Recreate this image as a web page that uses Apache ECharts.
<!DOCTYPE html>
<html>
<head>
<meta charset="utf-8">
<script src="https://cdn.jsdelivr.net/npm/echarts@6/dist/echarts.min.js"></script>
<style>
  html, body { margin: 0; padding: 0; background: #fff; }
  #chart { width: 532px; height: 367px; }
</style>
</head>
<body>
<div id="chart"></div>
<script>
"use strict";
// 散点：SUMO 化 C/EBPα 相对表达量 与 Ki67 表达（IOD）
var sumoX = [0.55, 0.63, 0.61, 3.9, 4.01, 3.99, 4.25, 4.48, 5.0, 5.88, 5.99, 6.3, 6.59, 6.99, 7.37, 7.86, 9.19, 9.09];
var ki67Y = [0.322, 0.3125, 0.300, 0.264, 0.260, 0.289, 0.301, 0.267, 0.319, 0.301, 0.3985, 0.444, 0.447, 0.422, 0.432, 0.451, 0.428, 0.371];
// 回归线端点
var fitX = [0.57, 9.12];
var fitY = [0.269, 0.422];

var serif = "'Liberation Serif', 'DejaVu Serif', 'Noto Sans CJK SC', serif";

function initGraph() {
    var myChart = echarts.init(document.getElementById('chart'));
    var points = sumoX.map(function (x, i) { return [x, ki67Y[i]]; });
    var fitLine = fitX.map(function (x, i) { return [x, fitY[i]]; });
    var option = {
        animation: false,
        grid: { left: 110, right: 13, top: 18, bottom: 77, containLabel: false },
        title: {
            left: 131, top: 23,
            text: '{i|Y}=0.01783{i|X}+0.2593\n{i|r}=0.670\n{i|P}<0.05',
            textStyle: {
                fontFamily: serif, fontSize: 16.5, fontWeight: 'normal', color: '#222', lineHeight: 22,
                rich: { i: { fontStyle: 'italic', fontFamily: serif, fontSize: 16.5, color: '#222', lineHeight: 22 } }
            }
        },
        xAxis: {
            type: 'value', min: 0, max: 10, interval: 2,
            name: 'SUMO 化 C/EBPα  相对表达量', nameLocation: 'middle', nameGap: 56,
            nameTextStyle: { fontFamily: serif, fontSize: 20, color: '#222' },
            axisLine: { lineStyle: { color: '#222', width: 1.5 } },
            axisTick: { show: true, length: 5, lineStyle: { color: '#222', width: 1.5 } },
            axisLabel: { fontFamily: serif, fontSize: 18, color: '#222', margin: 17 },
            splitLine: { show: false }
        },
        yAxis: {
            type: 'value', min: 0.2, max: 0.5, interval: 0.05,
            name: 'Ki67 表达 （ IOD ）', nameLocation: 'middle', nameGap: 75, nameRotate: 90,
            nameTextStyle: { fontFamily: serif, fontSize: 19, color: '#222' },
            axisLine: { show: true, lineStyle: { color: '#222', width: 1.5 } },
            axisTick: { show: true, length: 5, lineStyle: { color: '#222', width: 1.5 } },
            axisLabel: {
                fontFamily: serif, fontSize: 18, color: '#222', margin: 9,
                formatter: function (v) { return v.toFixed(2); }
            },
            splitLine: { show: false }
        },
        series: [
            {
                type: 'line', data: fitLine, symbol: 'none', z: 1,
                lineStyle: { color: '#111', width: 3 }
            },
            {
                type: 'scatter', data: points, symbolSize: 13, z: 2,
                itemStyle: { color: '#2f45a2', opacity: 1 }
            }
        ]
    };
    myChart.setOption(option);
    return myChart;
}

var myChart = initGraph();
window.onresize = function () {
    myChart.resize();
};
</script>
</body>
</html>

********************

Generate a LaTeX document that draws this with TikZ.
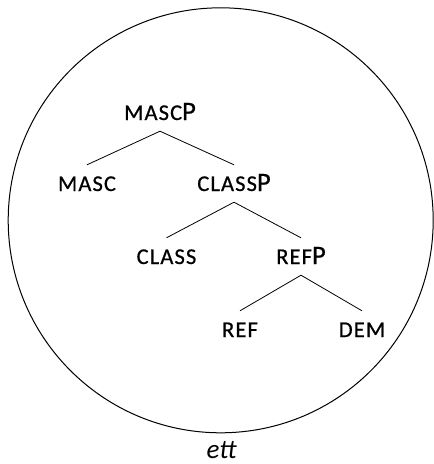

********************

Task requirements:
Take the lines from the line with "Recreate this image" through the line with "Serif', 'Noto Sans", both ends included, and give them again exactly, with nothing else.

Expected answer:
Recreate this image as a web page that uses Apache ECharts.
<!DOCTYPE html>
<html>
<head>
<meta charset="utf-8">
<script src="https://cdn.jsdelivr.net/npm/echarts@6/dist/echarts.min.js"></script>
<style>
  html, body { margin: 0; padding: 0; background: #fff; }
  #chart { width: 532px; height: 367px; }
</style>
</head>
<body>
<div id="chart"></div>
<script>
"use strict";
// 散点：SUMO 化 C/EBPα 相对表达量 与 Ki67 表达（IOD）
var sumoX = [0.55, 0.63, 0.61, 3.9, 4.01, 3.99, 4.25, 4.48, 5.0, 5.88, 5.99, 6.3, 6.59, 6.99, 7.37, 7.86, 9.19, 9.09];
var ki67Y = [0.322, 0.3125, 0.300, 0.264, 0.260, 0.289, 0.301, 0.267, 0.319, 0.301, 0.3985, 0.444, 0.447, 0.422, 0.432, 0.451, 0.428, 0.371];
// 回归线端点
var fitX = [0.57, 9.12];
var fitY = [0.269, 0.422];

var serif = "'Liberation Serif', 'DejaVu Serif', 'Noto Sans CJK SC', serif";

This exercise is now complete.